Togo bans paper over story on president’s half-brother

New York, August 26, 2010–The Committee to Protect Journalists condemns Wednesday’s ruling by a criminal court judge in Togo to indefinitely ban the distribution of a Benin newspaper that had raised questions about the alleged involvement of a half-brother of President Faure Gnassingbé in drug trafficking.

The ban on Tribune d’Afrique, a private bimonthly based in Benin that has a bureau in the Togolese capital of Lomé, was based on charges of publishing false news and defamation under the 1998 press law and the penal code. The suit was filed by Mey Gnassingbé, a presidential adviser, defense lawyer Darius Atsoo told CPJ.

The judge also ordered the newspaper to pay 60 million CFA francs (US$113,000) to Gnassingbé and slapped Togo-based Editor Aurel Kedoté, reporter Cudjoe Amekudzi and Chief Executive Officer Marlène de la Bardonnie with fines of 2 million CFA francs (US$3,800) each, Atsoo said.
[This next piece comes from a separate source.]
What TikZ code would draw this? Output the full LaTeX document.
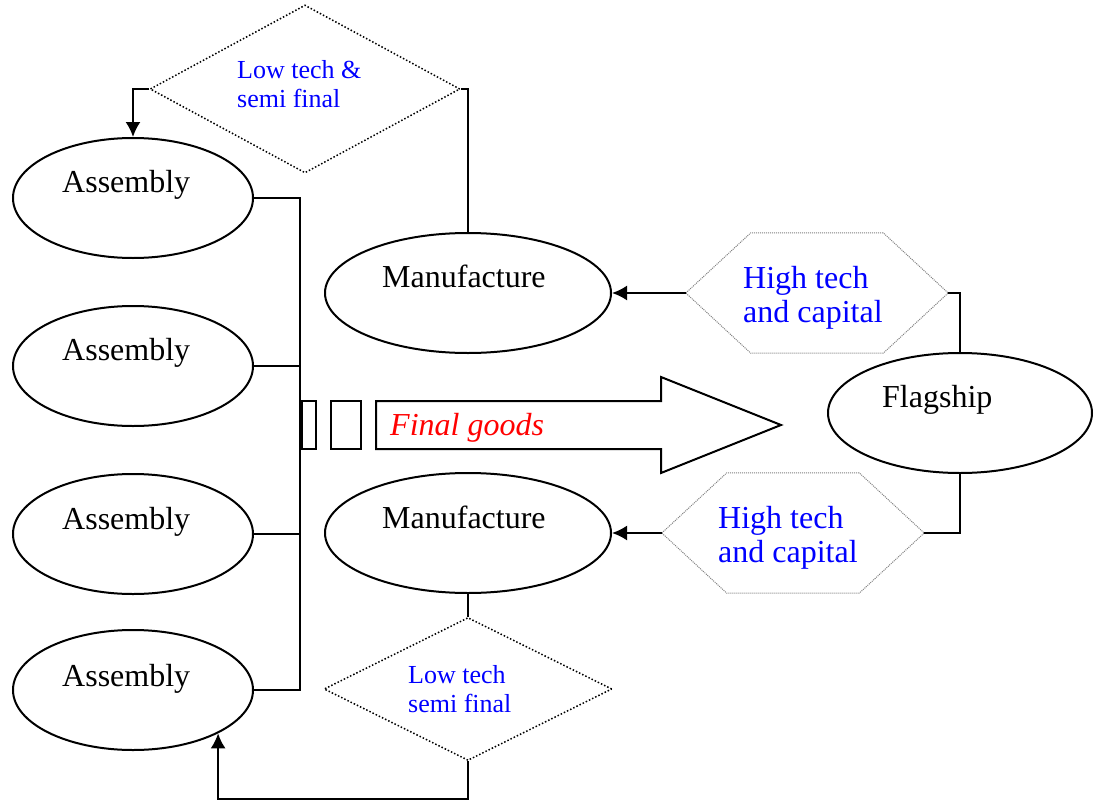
\documentclass[tikz,border=0pt]{standalone}
\usepackage{fontspec}
\setmainfont{Liberation Serif}
\usetikzlibrary{shapes.geometric, arrows.meta}

\begin{document}
\begin{tikzpicture}[x=1pt, y=-1pt,
    blob/.style={ellipse, draw, line width=2pt, minimum height=120pt, inner sep=0pt},
    word/.style={anchor=base west, inner sep=0pt, font=\fontsize{32}{34}\selectfont},
    blueword/.style={word, text=blue, align=left},
    lowbox/.style={diamond, draw, line width=1.5pt, dash pattern=on 1.5pt off 2pt,
        minimum width=#1, inner sep=0pt},
    hexbox/.style={rectangle, minimum width=262pt, minimum height=120pt, inner sep=0pt},
    hexline/.style={gray, line width=1pt, dash pattern=on 1pt off 1pt},
    link/.style={line width=2pt},
    arr/.style={link, -{Latex[length=15pt, width=15pt]}}]

    \useasboundingbox (0,0) rectangle (1096,803);

    % assembly plants on the left
    \node[blob, minimum width=240pt] (a1) at (133,198) {};
    \node[blob, minimum width=240pt] (a2) at (133,366) {};
    \node[blob, minimum width=240pt] (a3) at (133,534) {};
    \node[blob, minimum width=240pt] (a4) at (133,690) {};
    \node[word] (a1t) at (62,192) {Assembly};
    \node[word] (a2t) at (62,360) {Assembly};
    \node[word] (a3t) at (62,529) {Assembly};
    \node[word] (a4t) at (62,686) {Assembly};

    % manufacture and flagship
    \node[blob, minimum width=286pt] (m1) at (468,293) {};
    \node[blob, minimum width=286pt] (m2) at (468,533) {};
    \node[blob, minimum width=264pt] (fl) at (960,413) {};
    \node[word] (m1t) at (382,287) {Manufacture};
    \node[word] (m2t) at (382,528) {Manufacture};
    \node[word] (flt) at (882,407) {Flagship};

    % flows (multi-line text sits on its last line)
    \node[lowbox=310pt, minimum height=168pt] (d1) at (305,89) {};
    \node[lowbox=288pt, minimum height=143pt] (d2) at (468,689) {};
    \node[blueword, font=\fontsize{26}{29}\selectfont] (d1t) at (237,107) {Low tech \&\\semi final};
    \node[blueword, font=\fontsize{26}{29}\selectfont] (d2t) at (408,712) {Low tech\\semi final};
    \node[hexbox] (hu) at (817,293) {};
    \node[hexbox] (hl) at (793,533) {};
    \foreach \h in {hu,hl}
        \draw[hexline] (\h.west) -- ([xshift=65pt]\h.north west) -- ([xshift=-65pt]\h.north east)
            -- (\h.east) -- ([xshift=-65pt]\h.south east) -- ([xshift=65pt]\h.south west) -- cycle;
    \node[blueword] (hut) at (743,322) {High tech\\and capital};
    \node[blueword] (hlt) at (718,562) {High tech\\and capital};

    % final goods arrow
    \draw[link] (302,401) rectangle (316,449);
    \draw[link] (331,401) rectangle (361,449);
    \draw[link, line join=miter] (376,401) -- (661,401) -- (661,377) -- (781,425)
        -- (661,473) -- (661,449) -- (376,449) -- cycle;
    \node[word, text=red, font=\fontsize{32}{34}\selectfont\itshape] (fg) at (390,435) {Final goods};

    % connectors
    \coordinate (bus) at (300,198);
    \coordinate (low) at (468,799);
    \draw[link] (a1.east) -- (bus) |- (a4.east);
    \foreach \a in {a2,a3}
        \draw[link] (\a.east) -- (\a.east -| bus);
    \draw[link] (m1.north) |- (d1.east);
    \draw[arr] (d1.west) -| (a1.north);
    \draw[arr] (hu.west) -- (m1.east);
    \draw[link] (hu.east) -| (fl.north);
    \draw[link] (fl.south) |- (hl.east);
    \draw[arr] (hl.west) -- (m2.east);
    \draw[link] (m2.south) -- (d2.north);
    \draw[arr] (d2.south) -- (low) -| (a4.-27);
\end{tikzpicture}
\end{document}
The defense would appeal the verdict Atsoo said, adding that the newspaper did not have a lawyer during the trial and was not able to present a defense.

“We condemn this harsh ruling against Tribune d’Afrique as an act of censorship on critical reporting,” said CPJ Africa Advocacy Coordinator Mohamed Keita. “We call on the appeals court to annul the verdict of the lower court.”
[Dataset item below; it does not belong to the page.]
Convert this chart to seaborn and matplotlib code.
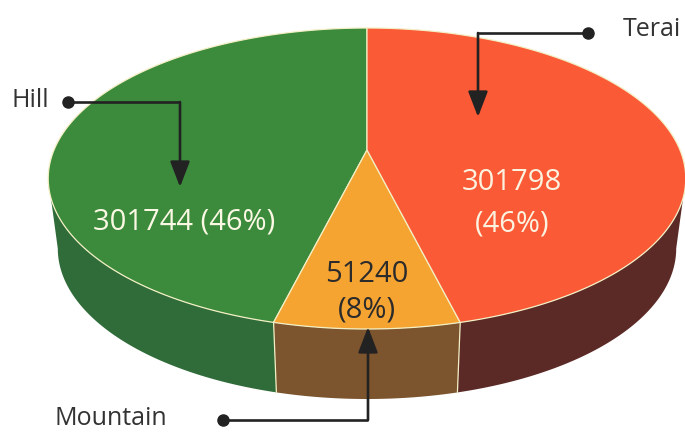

Gnassingbé sued the newspaper in May after it published the first of a three-part investigative series, titled “The white powder darkening presidential palaces: Drug trafficking at the top of the state. Mey Gnassingbé fingered,” according to the paper’s publisher, Max Carmel. Gnassingbé denied the allegations in a May interview with the paper.

Launched in 2005, Tribune d’Afrique is sold and distributed in seven West African countries, including Togo, where it had it highest circulation, according to Carmel. The paper’s critical coverage of the Togolese government has drawn state harassment, including threats from officials and the government-controlled media regulatory authority HAAC, and loss of government advertising revenue.